Quelle impressionnante biographie! L'épaisseur du livre donne une idée du travail mené pour brosser le portrait le plus précis possible de l'Amiral de la Flotte, sans jamais oublier que sous l'uniforme, il y a toujours un homme, avec ses qualités et ses défauts.
Chaque fois que je pense à cette époque des plus troublées, je ne peux réfréner l'irruption de cette lancinante question dans mon esprit: "qu'est-ce que j'aurais fait en pareilles circonstances"? Pas les circonstances de l'homme de pouvoir, car je ne suis pas fat au point de penser que j'aurais jamais eu les dispositions requises pour devenir amiral, hypothèse de toute façon gratuite et absurde puisque l'entregent nécessaire à la culture d'une telle ambition fantasmée m'aurait toujours fait défaut. ...
Dans ce livre, en suivant la carrière hyperbolique de
Darlan, on est très loin des préoccupations de l'homme de la rue; on arrive vite au coeur du pouvoir. Un pouvoir qui vacille, qui perd sa légitimité et sa réalité, puisqu'en définitive, les affaires de la France dépendent soudainement de ce qui se décide à Berlin.
Il reste bien des zones d'ombre étant donné qu'une partie des archives a été fort opportunément détruite. En suivant la méthode bien rôdée du détective rompu à l'exercice, les auteurs mènent leur enquête en cherchant à qui le crime profite et à l'issue d'un argumentaire étayé, ils pointent du doigt qui selon eux sont les commanditaires de l'assassinat.

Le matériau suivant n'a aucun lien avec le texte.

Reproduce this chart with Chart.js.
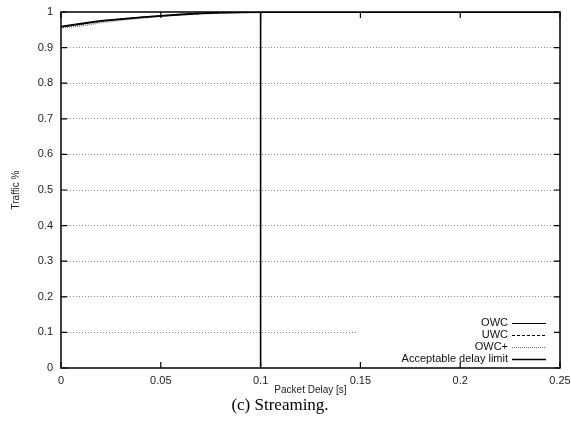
<!DOCTYPE html>
<html>
<head>
<meta charset="utf-8">
<script src="https://cdn.jsdelivr.net/npm/chart.js@4/dist/chart.umd.min.js"></script>
<style>
  html, body { margin: 0; padding: 0; background: #fff; }
  #wrap { width: 571px; height: 423px; }
</style>
</head>
<body>
<div id="wrap"><canvas id="chart" width="571" height="423"></canvas></div>
<script>
// 데이터
const delays = [0, 0.01, 0.02, 0.03, 0.04, 0.05, 0.06, 0.07, 0.08, 0.09, 0.1, 0.15, 0.2, 0.25];
const owc     = [0.959, 0.967, 0.975, 0.980, 0.985, 0.989, 0.993, 0.996, 0.998, 0.999, 1, 1, 1, 1];
const uwc     = [0.958, 0.966, 0.974, 0.980, 0.985, 0.989, 0.993, 0.996, 0.998, 0.999, 1, 1, 1, 1];
const owcPlus = [0.955, 0.961, 0.970, 0.977, 0.983, 0.988, 0.992, 0.995, 0.997, 0.999, 1, 1, 1, 1];
const limitX  = [0.1, 0.1];
const limitY  = [0, 1];
const seriesNames = ['OWC', 'UWC', 'OWC+', 'Acceptable delay limit'];
const xTicks = [0, 0.05, 0.1, 0.15, 0.2, 0.25];
const yTicks = [0, 0.1, 0.2, 0.3, 0.4, 0.5, 0.6, 0.7, 0.8, 0.9, 1];
const caption = '(c) Streaming.';

const SANS = "'Liberation Sans', Arial, sans-serif";

function toPoints(xs, ys) {
    return xs.map((x, i) => ({ x: x, y: ys[i] }));
}

// 범례 + 테두리 + 안쪽 눈금
const framePlugin = {
    id: 'frame',
    afterDatasetsDraw(chart) {
        const ctx = chart.ctx;
        const a = chart.chartArea;
        const xs = chart.scales.x;
        const ys = chart.scales.y;

        // 범례 상자 (불투명)
        ctx.save();
        ctx.fillStyle = '#fff';
        ctx.fillRect(358, a.bottom - 52, 197, 47);
        ctx.font = '11px ' + SANS;
        ctx.fillStyle = '#111';
        ctx.textAlign = 'right';
        ctx.textBaseline = 'middle';
        chart.data.datasets.forEach((ds, i) => {
            const y = a.bottom - 45 + i * 12;
            ctx.fillText(ds.label, 508, y);
            ctx.beginPath();
            ctx.strokeStyle = ds.borderColor;
            ctx.lineWidth = ds.legendWidth;
            ctx.setLineDash(ds.borderDash || []);
            ctx.moveTo(512, y + 0.5);
            ctx.lineTo(546, y + 0.5);
            ctx.stroke();
        });
        ctx.restore();

        // 테두리
        ctx.save();
        ctx.strokeStyle = '#000';
        ctx.lineWidth = 1.5;
        ctx.strokeRect(a.left, a.top, a.right - a.left, a.bottom - a.top);
        ctx.lineWidth = 1.2;
        ctx.beginPath();
        xTicks.forEach(v => {
            const px = xs.getPixelForValue(v);
            ctx.moveTo(px, a.bottom); ctx.lineTo(px, a.bottom - 6);
            ctx.moveTo(px, a.top); ctx.lineTo(px, a.top + 6);
        });
        yTicks.forEach(v => {
            const py = ys.getPixelForValue(v);
            ctx.moveTo(a.left, py); ctx.lineTo(a.left + 6, py);
            ctx.moveTo(a.right, py); ctx.lineTo(a.right - 6, py);
        });
        ctx.stroke();
        ctx.restore();
    }
};

new Chart(document.getElementById('chart'), {
    type: 'line',
    data: {
        datasets: [
            {
                label: seriesNames[0],
                data: toPoints(delays, owc),
                borderColor: '#000',
                borderWidth: 1.8,
                legendWidth: 1.2
            },
            {
                label: seriesNames[1],
                data: toPoints(delays, uwc),
                borderColor: '#000',
                borderWidth: 1.2,
                borderDash: [3, 2],
                legendWidth: 1
            },
            {
                label: seriesNames[2],
                data: toPoints(delays, owcPlus),
                borderColor: '#777',
                borderWidth: 1.5,
                borderDash: [1, 1],
                legendWidth: 1
            },
            {
                label: seriesNames[3],
                data: toPoints(limitX, limitY),
                borderColor: '#000',
                borderWidth: 1.6,
                legendWidth: 1.4
            }
        ]
    },
    options: {
        responsive: false,
        animation: false,
        elements: { point: { radius: 0 }, line: { tension: 0 } },
        layout: { padding: { top: 12, right: 11, left: 0, bottom: 4 } },
        plugins: {
            legend: { display: false },
            tooltip: { enabled: false },
            title: {
                display: true,
                position: 'bottom',
                text: caption,
                color: '#000',
                font: { family: "'Liberation Serif', 'Times New Roman', serif", size: 17, weight: 'normal' },
                padding: { top: 0, bottom: 3 }
            }
        },
        scales: {
            x: {
                type: 'linear',
                min: 0,
                max: 0.25,
                afterBuildTicks(scale) { scale.ticks = xTicks.map(v => ({ value: v })); },
                afterFit(scale) {
                    scale.height = 27.6;
                    scale.paddingRight = 0;
                    scale.paddingLeft = 0;
                },
                ticks: {
                    color: '#222',
                    padding: 6,
                    maxRotation: 0,
                    font: { family: SANS, size: 11 },
                    callback: v => String(v)
                },
                grid: { display: false, drawTicks: false },
                border: { display: false },
                title: {
                    display: true,
                    text: 'Packet Delay [s]',
                    color: '#222',
                    font: { family: SANS, size: 10 },
                    padding: { top: 0, bottom: -1 }
                }
            },
            y: {
                min: 0,
                max: 1,
                afterBuildTicks(scale) { scale.ticks = yTicks.map(v => ({ value: v })); },
                afterFit(scale) {
                    scale.width = 61;
                    scale.paddingTop = 0;
                    scale.paddingBottom = 0;
                },
                ticks: {
                    color: '#222',
                    padding: 8,
                    font: { family: SANS, size: 11 },
                    callback: v => String(v)
                },
                grid: {
                    drawTicks: false,
                    lineWidth: 1,
                    color: c => (c.tick && (c.tick.value === 0 || c.tick.value === 1)) ? 'rgba(0,0,0,0)' : '#888'
                },
                border: { display: false, dash: [1, 2] },
                title: {
                    display: true,
                    text: 'Traffic %',
                    color: '#222',
                    font: { family: SANS, size: 10 },
                    padding: { top: 10, bottom: 0 }
                }
            }
        }
    },
    plugins: [framePlugin]
});
</script>
</body>
</html>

L'argumentaire est étayé, certes. Mais est-il convaincant? Les passions que suscite cette période noire de l'histoire de France sont encore suffisamment vives pour que les certitudes des uns et des autres aient peu de chances d'évoluer dans un sens ou l'autre. Or s'il y a bien une leçon que nous enseigne
L Histoire, c'est de se garder des récits officiels édifiants, les narrations lisses et propres destinées à alimenter un imaginaire collectif rassurant dans lesquels tout est forcément blanc ou noir, les bons d'un côté, les salauds de l'autre et les zones grises commodément balayées sous un tapis qu'on ne soulèvera pas.
En conclusion, c'est pour sa capacité à susciter la réflexion que j'ai apprécié cette biographie dont le style réjouit l'amateur de textes à l'écriture soutenue.